## [WHAT YOU NEED TO DO]
Using the material that follows, identify and copy each line with the string "this".

## [STORED DATA]

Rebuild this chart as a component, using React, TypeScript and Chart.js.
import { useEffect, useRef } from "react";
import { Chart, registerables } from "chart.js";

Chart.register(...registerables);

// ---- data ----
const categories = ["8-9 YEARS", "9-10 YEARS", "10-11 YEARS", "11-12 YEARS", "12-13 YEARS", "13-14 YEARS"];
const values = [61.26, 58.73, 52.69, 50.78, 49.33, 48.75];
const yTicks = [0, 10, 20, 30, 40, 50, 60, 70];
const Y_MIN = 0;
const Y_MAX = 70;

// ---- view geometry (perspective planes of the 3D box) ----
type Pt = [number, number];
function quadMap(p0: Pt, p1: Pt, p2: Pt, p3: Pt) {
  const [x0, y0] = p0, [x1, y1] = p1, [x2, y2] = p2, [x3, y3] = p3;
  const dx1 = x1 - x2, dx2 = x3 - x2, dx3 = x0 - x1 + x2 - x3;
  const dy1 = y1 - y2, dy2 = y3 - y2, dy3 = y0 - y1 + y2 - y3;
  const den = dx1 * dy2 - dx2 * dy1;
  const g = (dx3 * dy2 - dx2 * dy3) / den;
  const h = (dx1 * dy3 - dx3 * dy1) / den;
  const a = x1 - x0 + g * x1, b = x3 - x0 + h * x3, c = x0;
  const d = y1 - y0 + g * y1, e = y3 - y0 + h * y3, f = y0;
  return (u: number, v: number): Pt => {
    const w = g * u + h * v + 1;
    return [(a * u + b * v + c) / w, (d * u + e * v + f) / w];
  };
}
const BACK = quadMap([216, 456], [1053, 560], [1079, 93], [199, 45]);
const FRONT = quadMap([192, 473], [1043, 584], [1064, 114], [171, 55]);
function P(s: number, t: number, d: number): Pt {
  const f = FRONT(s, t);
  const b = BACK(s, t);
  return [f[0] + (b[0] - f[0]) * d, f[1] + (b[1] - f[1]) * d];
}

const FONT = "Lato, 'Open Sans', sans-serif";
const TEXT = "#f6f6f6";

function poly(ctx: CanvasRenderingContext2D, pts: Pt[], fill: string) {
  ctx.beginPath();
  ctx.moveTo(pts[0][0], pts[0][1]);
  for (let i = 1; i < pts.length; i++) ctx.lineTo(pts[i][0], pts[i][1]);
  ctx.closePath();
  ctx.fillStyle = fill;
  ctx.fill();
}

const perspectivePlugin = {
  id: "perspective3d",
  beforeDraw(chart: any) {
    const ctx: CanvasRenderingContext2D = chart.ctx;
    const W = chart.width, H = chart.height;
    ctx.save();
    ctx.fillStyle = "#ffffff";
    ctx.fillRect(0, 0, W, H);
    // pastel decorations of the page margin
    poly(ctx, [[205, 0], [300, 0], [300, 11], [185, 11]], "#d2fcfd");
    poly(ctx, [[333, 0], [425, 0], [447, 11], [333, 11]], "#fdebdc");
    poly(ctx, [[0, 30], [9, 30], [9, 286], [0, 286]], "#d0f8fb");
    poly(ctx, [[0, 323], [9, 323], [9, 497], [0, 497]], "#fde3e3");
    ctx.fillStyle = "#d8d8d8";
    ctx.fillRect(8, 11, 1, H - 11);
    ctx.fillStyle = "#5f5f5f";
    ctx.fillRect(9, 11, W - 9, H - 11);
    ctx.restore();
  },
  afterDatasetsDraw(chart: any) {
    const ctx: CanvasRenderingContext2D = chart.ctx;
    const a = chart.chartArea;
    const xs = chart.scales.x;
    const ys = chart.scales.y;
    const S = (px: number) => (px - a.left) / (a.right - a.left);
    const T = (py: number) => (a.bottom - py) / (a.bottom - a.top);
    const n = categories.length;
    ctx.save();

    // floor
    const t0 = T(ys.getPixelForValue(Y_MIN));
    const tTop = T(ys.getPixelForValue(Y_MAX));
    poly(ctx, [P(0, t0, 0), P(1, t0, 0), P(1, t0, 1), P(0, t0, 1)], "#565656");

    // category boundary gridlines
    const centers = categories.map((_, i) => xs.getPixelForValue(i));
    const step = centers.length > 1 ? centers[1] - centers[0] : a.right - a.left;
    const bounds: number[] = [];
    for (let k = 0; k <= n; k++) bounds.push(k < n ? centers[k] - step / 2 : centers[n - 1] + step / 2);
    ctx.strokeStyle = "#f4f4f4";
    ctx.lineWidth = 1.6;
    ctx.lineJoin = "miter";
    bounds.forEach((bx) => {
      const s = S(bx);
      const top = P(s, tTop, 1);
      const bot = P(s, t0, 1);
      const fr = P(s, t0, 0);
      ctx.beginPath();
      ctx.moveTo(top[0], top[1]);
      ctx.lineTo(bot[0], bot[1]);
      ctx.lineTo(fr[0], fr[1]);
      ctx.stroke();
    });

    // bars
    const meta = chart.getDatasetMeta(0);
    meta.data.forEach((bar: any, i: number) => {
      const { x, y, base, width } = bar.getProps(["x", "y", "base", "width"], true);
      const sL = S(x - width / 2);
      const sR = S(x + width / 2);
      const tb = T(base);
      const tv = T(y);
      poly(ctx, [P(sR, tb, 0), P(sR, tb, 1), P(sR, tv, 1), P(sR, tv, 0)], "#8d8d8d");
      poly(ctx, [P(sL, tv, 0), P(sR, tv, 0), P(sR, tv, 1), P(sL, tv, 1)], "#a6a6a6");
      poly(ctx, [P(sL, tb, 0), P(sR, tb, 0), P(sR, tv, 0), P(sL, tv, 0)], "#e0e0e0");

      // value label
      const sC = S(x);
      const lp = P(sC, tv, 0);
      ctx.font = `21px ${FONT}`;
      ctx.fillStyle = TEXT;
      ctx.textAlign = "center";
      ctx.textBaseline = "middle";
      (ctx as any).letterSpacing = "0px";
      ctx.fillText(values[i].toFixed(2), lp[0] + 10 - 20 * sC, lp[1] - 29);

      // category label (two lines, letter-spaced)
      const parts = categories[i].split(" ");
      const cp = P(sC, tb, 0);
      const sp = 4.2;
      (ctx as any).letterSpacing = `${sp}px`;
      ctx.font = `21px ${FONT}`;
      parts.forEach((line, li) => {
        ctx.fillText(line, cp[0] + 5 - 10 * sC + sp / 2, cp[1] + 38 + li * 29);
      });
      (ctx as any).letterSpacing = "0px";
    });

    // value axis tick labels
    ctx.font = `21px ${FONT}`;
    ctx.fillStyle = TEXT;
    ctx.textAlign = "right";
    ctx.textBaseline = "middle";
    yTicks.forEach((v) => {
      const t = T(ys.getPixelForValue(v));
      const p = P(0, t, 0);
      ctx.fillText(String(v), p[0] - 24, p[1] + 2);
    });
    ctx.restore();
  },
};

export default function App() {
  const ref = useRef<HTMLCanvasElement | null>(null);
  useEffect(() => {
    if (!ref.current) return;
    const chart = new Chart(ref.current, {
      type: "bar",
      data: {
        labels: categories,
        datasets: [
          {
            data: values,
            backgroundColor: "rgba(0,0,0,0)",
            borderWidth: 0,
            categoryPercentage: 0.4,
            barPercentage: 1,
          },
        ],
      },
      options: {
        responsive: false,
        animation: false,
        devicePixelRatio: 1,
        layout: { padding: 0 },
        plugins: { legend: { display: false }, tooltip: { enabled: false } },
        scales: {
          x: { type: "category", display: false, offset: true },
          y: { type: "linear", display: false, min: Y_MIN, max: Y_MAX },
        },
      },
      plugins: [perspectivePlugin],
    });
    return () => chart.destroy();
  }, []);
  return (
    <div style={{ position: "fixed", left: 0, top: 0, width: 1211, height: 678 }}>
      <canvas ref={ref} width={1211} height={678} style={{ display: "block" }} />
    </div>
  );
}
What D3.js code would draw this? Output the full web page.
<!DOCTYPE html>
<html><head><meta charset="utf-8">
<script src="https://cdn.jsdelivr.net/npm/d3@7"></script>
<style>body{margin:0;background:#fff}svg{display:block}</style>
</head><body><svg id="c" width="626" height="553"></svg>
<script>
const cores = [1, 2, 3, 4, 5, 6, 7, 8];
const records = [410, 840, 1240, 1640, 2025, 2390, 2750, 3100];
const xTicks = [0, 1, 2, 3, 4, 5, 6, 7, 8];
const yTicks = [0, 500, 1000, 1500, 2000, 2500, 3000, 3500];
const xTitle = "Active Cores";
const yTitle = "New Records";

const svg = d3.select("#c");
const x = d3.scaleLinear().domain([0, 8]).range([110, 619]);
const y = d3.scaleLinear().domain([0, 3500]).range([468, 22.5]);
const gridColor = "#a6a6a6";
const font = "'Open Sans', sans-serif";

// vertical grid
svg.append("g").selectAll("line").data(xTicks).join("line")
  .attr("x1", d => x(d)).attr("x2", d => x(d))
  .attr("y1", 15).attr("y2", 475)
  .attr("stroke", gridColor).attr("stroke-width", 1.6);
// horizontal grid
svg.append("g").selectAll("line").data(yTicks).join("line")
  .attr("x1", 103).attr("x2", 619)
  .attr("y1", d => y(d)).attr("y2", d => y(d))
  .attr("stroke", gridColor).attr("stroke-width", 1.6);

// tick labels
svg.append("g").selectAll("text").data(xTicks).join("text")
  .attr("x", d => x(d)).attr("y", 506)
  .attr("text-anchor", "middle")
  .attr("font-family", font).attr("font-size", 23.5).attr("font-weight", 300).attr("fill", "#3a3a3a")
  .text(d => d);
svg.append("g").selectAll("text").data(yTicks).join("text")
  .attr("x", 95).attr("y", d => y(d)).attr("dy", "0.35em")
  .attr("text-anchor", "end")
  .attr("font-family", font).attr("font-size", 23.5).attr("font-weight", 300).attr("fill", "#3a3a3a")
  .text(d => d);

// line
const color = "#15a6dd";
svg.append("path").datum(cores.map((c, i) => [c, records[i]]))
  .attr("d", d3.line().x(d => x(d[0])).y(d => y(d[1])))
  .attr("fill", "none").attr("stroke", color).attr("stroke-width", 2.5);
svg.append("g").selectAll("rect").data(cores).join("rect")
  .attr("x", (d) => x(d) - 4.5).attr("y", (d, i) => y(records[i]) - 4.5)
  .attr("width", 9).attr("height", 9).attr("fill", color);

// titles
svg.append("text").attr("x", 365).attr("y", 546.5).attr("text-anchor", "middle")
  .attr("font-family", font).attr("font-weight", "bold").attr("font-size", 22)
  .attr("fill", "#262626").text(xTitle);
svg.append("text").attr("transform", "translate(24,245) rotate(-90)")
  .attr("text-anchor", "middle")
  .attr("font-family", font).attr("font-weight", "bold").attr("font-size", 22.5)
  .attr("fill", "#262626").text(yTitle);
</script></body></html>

* * *

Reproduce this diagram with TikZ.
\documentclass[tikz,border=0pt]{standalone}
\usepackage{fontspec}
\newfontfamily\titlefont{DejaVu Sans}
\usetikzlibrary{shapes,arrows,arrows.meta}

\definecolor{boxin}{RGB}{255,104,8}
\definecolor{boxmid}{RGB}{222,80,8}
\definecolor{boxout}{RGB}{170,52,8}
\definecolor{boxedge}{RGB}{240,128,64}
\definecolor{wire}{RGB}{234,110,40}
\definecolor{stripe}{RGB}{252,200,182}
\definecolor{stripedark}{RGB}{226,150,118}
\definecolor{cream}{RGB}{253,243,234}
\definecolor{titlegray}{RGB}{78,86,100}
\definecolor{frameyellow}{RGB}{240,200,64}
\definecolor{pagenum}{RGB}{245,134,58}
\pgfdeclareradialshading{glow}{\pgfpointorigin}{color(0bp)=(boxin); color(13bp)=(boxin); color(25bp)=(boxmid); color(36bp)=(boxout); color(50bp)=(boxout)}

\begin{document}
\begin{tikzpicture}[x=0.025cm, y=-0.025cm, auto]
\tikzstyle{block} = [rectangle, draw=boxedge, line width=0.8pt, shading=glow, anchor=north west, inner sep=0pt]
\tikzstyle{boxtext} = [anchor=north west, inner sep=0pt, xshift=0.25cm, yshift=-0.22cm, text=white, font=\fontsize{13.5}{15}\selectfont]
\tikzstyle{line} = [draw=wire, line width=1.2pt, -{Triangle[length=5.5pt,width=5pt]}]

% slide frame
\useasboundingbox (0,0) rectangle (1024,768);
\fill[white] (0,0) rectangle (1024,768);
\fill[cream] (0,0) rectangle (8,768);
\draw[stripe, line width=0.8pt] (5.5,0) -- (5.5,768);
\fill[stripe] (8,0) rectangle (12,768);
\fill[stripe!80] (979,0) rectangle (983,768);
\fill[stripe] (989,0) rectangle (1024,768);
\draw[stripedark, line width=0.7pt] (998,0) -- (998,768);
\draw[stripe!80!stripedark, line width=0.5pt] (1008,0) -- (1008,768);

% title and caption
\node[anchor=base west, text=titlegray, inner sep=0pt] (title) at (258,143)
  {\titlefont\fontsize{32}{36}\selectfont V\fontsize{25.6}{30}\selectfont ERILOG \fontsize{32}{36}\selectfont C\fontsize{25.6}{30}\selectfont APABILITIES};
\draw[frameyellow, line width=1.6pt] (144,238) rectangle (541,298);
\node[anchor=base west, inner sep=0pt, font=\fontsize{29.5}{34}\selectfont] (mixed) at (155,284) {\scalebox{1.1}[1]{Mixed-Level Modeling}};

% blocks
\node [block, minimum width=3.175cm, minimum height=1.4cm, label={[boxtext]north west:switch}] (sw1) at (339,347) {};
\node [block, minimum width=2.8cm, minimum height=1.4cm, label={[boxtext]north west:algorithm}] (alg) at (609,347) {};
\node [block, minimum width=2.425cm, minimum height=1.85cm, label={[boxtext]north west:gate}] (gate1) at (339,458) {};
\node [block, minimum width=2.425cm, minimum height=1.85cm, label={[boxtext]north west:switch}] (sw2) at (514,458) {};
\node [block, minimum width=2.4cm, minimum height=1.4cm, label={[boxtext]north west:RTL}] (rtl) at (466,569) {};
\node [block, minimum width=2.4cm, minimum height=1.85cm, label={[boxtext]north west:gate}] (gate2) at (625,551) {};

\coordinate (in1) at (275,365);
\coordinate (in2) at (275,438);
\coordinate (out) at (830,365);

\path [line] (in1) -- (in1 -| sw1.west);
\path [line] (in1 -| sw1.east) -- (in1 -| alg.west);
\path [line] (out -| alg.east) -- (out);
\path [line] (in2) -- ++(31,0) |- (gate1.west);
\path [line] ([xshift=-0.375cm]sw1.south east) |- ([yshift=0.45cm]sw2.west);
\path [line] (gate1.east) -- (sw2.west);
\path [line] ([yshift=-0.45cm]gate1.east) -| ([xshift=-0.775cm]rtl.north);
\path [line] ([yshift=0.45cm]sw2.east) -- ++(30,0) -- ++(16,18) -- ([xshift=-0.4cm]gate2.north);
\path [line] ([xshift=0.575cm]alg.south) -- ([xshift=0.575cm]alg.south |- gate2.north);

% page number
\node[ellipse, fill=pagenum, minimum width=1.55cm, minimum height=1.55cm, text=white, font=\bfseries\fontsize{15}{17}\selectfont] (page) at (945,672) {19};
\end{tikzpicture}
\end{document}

## [THE OUTPUT]
Rebuild this chart as a component, using React, TypeScript and Chart.js.
What D3.js code would draw this? Output the full web page.
Reproduce this diagram with TikZ.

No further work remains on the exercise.